At issue are messages on these shirts that are critical of the policies or products of companies or other powerful groups.
In the most recent case, a tobacco company says a highly critical parody of its brand name violates laws protecting its trademark.
The image printed on the shirt
closely mimics the color and type style of a package of Marlboro cigarettes -- but replaces the well-known brand name with the word “Death.”
An attorney for Marlboro sent a letter to designer Skylar Shatz and his company SkyGraphX, demanding that he stop selling this product. A spokesman for the company that makes Marlboro, Brian May, says the firm “has a responsibility to
shareholders to defend its trademarks.”
Attorney Jehan Patterson is defending Shatz, and says the shirt’s message is a political statement about the dangers of tobacco, and political statements are protected by the free speech guarantees by the U.S. Constitution.
Jehan is part of the consumer rights group Public Citizen, and says “It should be troubling to anyone who believes in free speech and the marketplace of ideas that corporations resort to bogus claims of trademark infringement to quash commentary that is critical of their products and services.”
It is not yet clear what will happen next in this case, but other recent controversies have ended in favor of a different parody T-shirt designer, Dan McCall.
Public Citizen attorney Paul Levy helped him win legal cases against the U.S. National Security Agency and the Department of Homeland Security.
Shirts designed by McCall poke fun at the NSA as "the only part of the government that actually listens" referring to the NSA's alleged overzealous monitoring of millions of people.

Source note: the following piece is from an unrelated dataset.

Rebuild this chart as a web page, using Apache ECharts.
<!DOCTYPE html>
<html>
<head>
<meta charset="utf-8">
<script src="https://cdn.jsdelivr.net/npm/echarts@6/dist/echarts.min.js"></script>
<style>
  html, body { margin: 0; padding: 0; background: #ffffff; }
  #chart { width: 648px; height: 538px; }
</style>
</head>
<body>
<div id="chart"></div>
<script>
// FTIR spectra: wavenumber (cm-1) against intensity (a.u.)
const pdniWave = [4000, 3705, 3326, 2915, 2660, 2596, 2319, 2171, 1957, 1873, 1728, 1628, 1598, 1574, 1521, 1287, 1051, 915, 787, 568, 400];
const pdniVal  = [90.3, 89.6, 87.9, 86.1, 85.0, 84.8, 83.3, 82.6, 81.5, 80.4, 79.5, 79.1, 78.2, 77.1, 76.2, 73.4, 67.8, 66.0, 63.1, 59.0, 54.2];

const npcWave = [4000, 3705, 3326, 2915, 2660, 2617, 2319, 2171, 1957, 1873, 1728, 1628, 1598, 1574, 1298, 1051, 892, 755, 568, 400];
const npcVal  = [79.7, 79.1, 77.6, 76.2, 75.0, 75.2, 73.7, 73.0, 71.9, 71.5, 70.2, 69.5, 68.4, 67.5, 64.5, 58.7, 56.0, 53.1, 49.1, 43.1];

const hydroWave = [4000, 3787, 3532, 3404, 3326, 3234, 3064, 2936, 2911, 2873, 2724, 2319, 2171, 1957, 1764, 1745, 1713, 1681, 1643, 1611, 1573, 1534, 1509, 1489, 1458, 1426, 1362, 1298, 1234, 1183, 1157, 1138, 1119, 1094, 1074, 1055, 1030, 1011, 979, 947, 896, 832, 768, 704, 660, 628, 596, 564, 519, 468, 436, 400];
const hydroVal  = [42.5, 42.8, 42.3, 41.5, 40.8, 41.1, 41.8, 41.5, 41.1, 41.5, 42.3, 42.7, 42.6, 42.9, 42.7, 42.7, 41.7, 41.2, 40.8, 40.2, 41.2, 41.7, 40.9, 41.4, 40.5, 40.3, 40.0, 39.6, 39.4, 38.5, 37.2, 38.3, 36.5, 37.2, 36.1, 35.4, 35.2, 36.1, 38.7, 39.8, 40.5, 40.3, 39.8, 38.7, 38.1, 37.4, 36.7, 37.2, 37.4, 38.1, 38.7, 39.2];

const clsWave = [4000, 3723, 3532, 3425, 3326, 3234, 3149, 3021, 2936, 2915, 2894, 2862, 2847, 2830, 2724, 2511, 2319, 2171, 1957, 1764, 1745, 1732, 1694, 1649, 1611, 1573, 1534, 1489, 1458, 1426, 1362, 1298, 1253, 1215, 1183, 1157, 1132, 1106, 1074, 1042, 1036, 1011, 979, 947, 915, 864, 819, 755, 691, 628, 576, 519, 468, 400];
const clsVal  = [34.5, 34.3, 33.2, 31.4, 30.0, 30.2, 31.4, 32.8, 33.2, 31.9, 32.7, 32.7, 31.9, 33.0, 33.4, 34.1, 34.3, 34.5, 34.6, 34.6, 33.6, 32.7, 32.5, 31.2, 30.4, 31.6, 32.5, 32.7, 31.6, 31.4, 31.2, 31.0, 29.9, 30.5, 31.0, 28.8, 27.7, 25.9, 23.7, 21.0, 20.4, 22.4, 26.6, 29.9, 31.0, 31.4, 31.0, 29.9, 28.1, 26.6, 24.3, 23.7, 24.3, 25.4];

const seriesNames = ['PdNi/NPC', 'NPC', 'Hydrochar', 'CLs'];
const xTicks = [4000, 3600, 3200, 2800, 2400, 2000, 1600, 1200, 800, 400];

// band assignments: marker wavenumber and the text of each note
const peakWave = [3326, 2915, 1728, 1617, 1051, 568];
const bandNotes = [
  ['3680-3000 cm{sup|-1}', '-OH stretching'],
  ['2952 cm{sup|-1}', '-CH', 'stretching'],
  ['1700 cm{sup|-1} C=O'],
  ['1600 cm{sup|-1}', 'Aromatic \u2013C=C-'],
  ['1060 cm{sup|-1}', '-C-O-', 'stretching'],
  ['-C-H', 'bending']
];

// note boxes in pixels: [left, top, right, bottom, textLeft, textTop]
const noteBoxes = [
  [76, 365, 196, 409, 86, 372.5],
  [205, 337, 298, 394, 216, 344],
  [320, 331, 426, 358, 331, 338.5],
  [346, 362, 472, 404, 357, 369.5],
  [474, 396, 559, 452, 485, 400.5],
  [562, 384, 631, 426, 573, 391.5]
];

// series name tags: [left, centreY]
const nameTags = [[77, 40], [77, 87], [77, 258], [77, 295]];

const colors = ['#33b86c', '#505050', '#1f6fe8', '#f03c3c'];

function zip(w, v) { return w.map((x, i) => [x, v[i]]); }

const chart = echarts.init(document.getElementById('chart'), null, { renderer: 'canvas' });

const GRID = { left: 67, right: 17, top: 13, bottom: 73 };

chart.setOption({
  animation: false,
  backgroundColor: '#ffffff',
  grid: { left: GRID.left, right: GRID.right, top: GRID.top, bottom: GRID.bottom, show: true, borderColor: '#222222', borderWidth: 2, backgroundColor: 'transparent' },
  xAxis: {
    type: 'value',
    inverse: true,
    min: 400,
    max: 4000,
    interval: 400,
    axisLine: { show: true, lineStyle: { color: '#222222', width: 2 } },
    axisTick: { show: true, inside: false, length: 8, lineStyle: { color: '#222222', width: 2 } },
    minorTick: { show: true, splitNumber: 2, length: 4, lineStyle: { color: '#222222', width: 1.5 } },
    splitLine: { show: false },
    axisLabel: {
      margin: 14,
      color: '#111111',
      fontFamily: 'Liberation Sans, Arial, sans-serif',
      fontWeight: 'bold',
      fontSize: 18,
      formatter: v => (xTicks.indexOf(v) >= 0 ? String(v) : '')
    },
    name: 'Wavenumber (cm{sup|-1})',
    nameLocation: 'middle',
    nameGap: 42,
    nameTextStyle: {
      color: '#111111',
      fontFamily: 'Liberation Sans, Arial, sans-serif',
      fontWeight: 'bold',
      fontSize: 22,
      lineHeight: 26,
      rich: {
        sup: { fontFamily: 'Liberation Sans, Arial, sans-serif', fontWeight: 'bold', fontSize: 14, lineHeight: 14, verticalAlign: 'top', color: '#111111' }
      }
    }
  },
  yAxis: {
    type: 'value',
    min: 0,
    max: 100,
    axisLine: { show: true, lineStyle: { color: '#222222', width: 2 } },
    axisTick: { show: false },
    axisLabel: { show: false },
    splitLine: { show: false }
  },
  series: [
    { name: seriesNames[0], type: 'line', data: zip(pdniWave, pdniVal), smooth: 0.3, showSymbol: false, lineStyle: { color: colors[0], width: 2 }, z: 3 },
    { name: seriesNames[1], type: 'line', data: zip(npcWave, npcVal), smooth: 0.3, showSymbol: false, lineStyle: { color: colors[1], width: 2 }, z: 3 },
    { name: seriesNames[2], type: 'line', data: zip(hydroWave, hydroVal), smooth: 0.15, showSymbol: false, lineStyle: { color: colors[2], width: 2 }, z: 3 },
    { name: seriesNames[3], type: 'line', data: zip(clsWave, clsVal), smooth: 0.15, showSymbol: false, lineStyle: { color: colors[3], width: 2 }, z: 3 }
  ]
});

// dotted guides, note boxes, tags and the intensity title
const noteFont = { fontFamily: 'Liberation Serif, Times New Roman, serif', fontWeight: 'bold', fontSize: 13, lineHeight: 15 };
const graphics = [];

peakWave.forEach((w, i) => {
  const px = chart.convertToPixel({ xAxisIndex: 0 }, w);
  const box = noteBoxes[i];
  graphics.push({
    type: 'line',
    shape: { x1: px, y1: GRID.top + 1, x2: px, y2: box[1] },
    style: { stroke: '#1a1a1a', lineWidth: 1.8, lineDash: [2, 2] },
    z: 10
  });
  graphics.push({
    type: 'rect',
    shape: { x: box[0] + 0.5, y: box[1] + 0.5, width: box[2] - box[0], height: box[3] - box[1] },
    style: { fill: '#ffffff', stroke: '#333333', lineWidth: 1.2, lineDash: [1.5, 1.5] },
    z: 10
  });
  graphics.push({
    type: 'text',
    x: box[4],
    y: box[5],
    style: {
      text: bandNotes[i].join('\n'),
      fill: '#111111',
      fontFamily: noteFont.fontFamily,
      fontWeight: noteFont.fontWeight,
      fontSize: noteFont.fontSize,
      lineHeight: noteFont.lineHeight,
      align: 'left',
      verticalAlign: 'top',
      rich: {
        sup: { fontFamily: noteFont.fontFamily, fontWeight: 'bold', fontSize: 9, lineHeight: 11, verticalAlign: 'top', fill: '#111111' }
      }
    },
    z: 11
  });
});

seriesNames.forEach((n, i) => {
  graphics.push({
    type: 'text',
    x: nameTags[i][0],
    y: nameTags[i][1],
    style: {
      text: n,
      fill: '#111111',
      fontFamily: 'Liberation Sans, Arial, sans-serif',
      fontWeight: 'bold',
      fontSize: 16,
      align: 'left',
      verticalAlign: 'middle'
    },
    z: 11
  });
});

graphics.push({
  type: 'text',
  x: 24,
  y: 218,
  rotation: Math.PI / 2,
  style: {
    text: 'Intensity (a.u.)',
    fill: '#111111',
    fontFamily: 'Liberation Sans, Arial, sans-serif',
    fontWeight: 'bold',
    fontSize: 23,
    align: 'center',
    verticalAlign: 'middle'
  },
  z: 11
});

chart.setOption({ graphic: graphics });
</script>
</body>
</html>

Many Americans find that satiric message very funny.
Another shirt spoofs the Department of Homeland Security logo as the "Department of Homeland Stupidity." Not nearly as funny, but just as critical.
The agencies had threatened legal action against the printer who made and distributed McCall's satiric T-shirts. McCall’s attorney persuaded a court that the critical messages were protected parodies, and the government agencies agreed to end their legal threats and pay McCall’s legal expenses.